Phongsaly outlines path to prosperity

By Ounkham Pimmata
May 20, 2011

Villagers plant vegetables on a hillside near their village in Nhot-ou district of Phongsaly province.

Phongsaly province expects to attain GDP of 1,137 billion kip in the next five years, while local people’s incomes should reach US$754 per capita, according to the Phongsaly Socio-Economic Development Plan for 2011-2015.

As at last year, the province’s economy was worth around 720 billion kip and average per capita income was US$467 per annum.

The plan outlines efforts to expand the provincial agriculture and forestry sector to account for 43 percent of GDP and the services sector for 23 percent.

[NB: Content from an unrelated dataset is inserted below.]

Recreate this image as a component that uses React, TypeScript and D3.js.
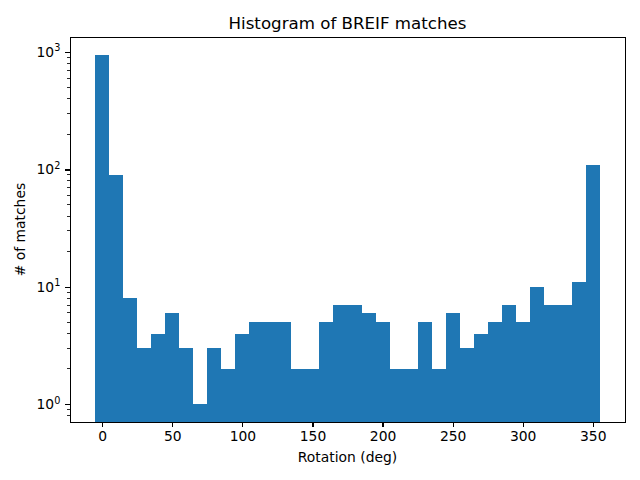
import { useEffect, useRef } from "react"
import * as d3 from "d3"

// left edge of each 10 degree bin and its count
const binEdges = [
  -5, 5, 15, 25, 35, 45, 55, 65, 75, 85, 95, 105, 115, 125, 135, 145, 155, 165, 175, 185, 195, 205, 215, 225, 235, 245,
  255, 265, 275, 285, 295, 305, 315, 325, 335, 345,
]
const counts = [
  948, 90, 8, 3, 4, 6, 3, 1, 3, 2, 4, 5, 5, 5, 2, 2, 5, 7, 7, 6, 5, 2, 2, 5, 2, 6, 3, 4, 5, 7, 5, 10, 7, 7, 11, 110,
]
const binWidth = 10
const xTicks = [0, 50, 100, 150, 200, 250, 300, 350]
const yMajorExponents = [0, 1, 2, 3]
const yMinorTicks = [
  0.8, 0.9, 2, 3, 4, 5, 6, 7, 8, 9, 20, 30, 40, 50, 60, 70, 80, 90, 200, 300, 400, 500, 600, 700, 800, 900,
]

const titleText = "Histogram of BREIF matches"
const xLabelText = "Rotation (deg)"
const yLabelText = "# of matches"

const App = () => {
  const svgRef = useRef<SVGSVGElement | null>(null)

  useEffect(() => {
    if (!svgRef.current) return

    const svg = d3.select(svgRef.current)
    svg.selectAll("*").remove()

    const width = 640
    const height = 480
    const margin = { top: 37.3, right: 15, bottom: 58.2, left: 70 }
    const font = "'DejaVu Sans', sans-serif"

    // Same 5% margins matplotlib puts around the data
    const xMin = binEdges[0]
    const xMax = binEdges[binEdges.length - 1] + binWidth
    const xPad = (xMax - xMin) * 0.05
    const logMax = Math.log10(d3.max(counts) || 1)
    const logPad = logMax * 0.05

    const x = d3
      .scaleLinear()
      .domain([xMin - xPad, xMax + xPad])
      .range([margin.left, width - margin.right])
    const y = d3
      .scaleLog()
      .domain([Math.pow(10, -logPad), Math.pow(10, logMax + logPad)])
      .range([height - margin.bottom, margin.top])

    // Bars
    svg
      .append("g")
      .selectAll("rect")
      .data(counts)
      .join("rect")
      .attr("x", (d, i) => x(binEdges[i]))
      .attr("width", (d, i) => x(binEdges[i] + binWidth) - x(binEdges[i]))
      .attr("y", (d) => y(d))
      .attr("height", (d) => height - margin.bottom - y(d))
      .attr("fill", "#1f77b4")
      .attr("shape-rendering", "crispEdges")

    // X axis
    const xAxis = svg
      .append("g")
      .attr("transform", `translate(0,${height - margin.bottom})`)
      .call(d3.axisBottom(x).tickValues(xTicks).tickSize(4.86).tickPadding(4.9).tickFormat(d3.format("d")))
    xAxis.select(".domain").remove()

    // Y axis, major ticks only get a label
    const yAxis = svg
      .append("g")
      .attr("transform", `translate(${margin.left},0)`)
      .call(
        d3
          .axisLeft(y)
          .tickValues(yMajorExponents.map((e) => Math.pow(10, e)))
          .tickSize(4.86)
          .tickFormat(() => ""),
      )
    yAxis.select(".domain").remove()

    svg
      .selectAll<SVGGElement, unknown>(".tick line")
      .attr("stroke", "#000")
      .attr("stroke-width", 1.11)
      .attr("shape-rendering", "crispEdges")
    xAxis.selectAll("text").attr("font-family", font).attr("font-size", 13.89).attr("fill", "#000")

    const yLabels = svg
      .append("g")
      .selectAll("text")
      .data(yMajorExponents)
      .join("text")
      .attr("x", margin.left - 9.7)
      .attr("y", (d) => y(Math.pow(10, d)) + 5)
      .attr("text-anchor", "end")
      .attr("font-family", font)
      .attr("font-size", 13.89)
      .attr("fill", "#000")
    yLabels.append("tspan").text("10")
    yLabels
      .append("tspan")
      .attr("dy", -5.8)
      .attr("font-size", 9.7)
      .text((d) => d)

    // Minor log ticks
    svg
      .append("g")
      .selectAll("line")
      .data(yMinorTicks)
      .join("line")
      .attr("x1", margin.left - 2.78)
      .attr("x2", margin.left)
      .attr("y1", (d) => y(d))
      .attr("y2", (d) => y(d))
      .attr("stroke", "#000")
      .attr("stroke-width", 0.83)
      .attr("shape-rendering", "crispEdges")

    // Frame, snapped to whole pixels
    svg
      .append("rect")
      .attr("x", margin.left + 0.5)
      .attr("y", 37.5)
      .attr("width", width - margin.left - margin.right)
      .attr("height", 385)
      .attr("fill", "none")
      .attr("stroke", "#000")
      .attr("stroke-width", 1.11)
      .attr("shape-rendering", "crispEdges")

    // Titles
    svg
      .append("text")
      .attr("x", (margin.left + width - margin.right) / 2)
      .attr("y", 29)
      .attr("text-anchor", "middle")
      .attr("font-family", font)
      .attr("font-size", 16.67)
      .attr("fill", "#000")
      .text(titleText)

    svg
      .append("text")
      .attr("x", (margin.left + width - margin.right) / 2)
      .attr("y", 462)
      .attr("text-anchor", "middle")
      .attr("font-family", font)
      .attr("font-size", 13.89)
      .attr("fill", "#000")
      .text(xLabelText)

    svg
      .append("text")
      .attr("transform", `translate(25,${(margin.top + height - margin.bottom) / 2}) rotate(-90)`)
      .attr("text-anchor", "middle")
      .attr("font-family", font)
      .attr("font-size", 13.89)
      .attr("fill", "#000")
      .text(yLabelText)
  }, [])

  return <svg ref={svgRef} width={640} height={480} style={{ position: "absolute", left: 0, top: 0, background: "#fff" }} />
}

export default App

Provincial authorities hope to increase GDP by 10 percent per annum over the next five years and to spend 1.86 billion kip on funding social and economic development by 2015.

Phongsaly will build on strategic plans to attract both domestic and international investors, with a target of investment value of 818.4 billion kip over the next five years. That means the province must increase investment by around US$20 million per year to achieve its goal.

Provincial authorities expect to spend more than 300 billion kip, or 18 percent of GDP, to develop rural areas, alleviate poverty and encourage vocational education in remote areas.

Attracting increased aid funding from international organisations and neighbouring countries like China and Vietnam to 111.6 billion kip is another goal outlined in the plan, with aid to focus on human resource development, and projects to improve sanitation and reduce poverty.

The province’s exports are expected to reach a value of more than 280 million kip in the next five years and should grow by 7-10 percent each year, while imports are targeted to reach 205 million kip in value.

Officials say targets in the plan are attainable in the next five years due to the province’s abundance of natural resources, which have yet to be exploited, while it also borders China and Vietnam.However, some challenges remain, especially in social and economic development, as local people in remote areas lack the knowledge and equipment to bolster agricultural production, many poor families are still involved in slash and burn cultivation, and the number of families classified as poor remains high.

Additional challenges are basic infrastructure remains poor and inconvenient for investors, most roads are not sealed, and some villages in rural areas lack access to clean water, schools, and medical services.

Provincial officials hope improving infrastructure to attract more investors will help local people to improve their living standards, reduce poverty and achieve the Millennium Development Goals by 2015, in line with government policies.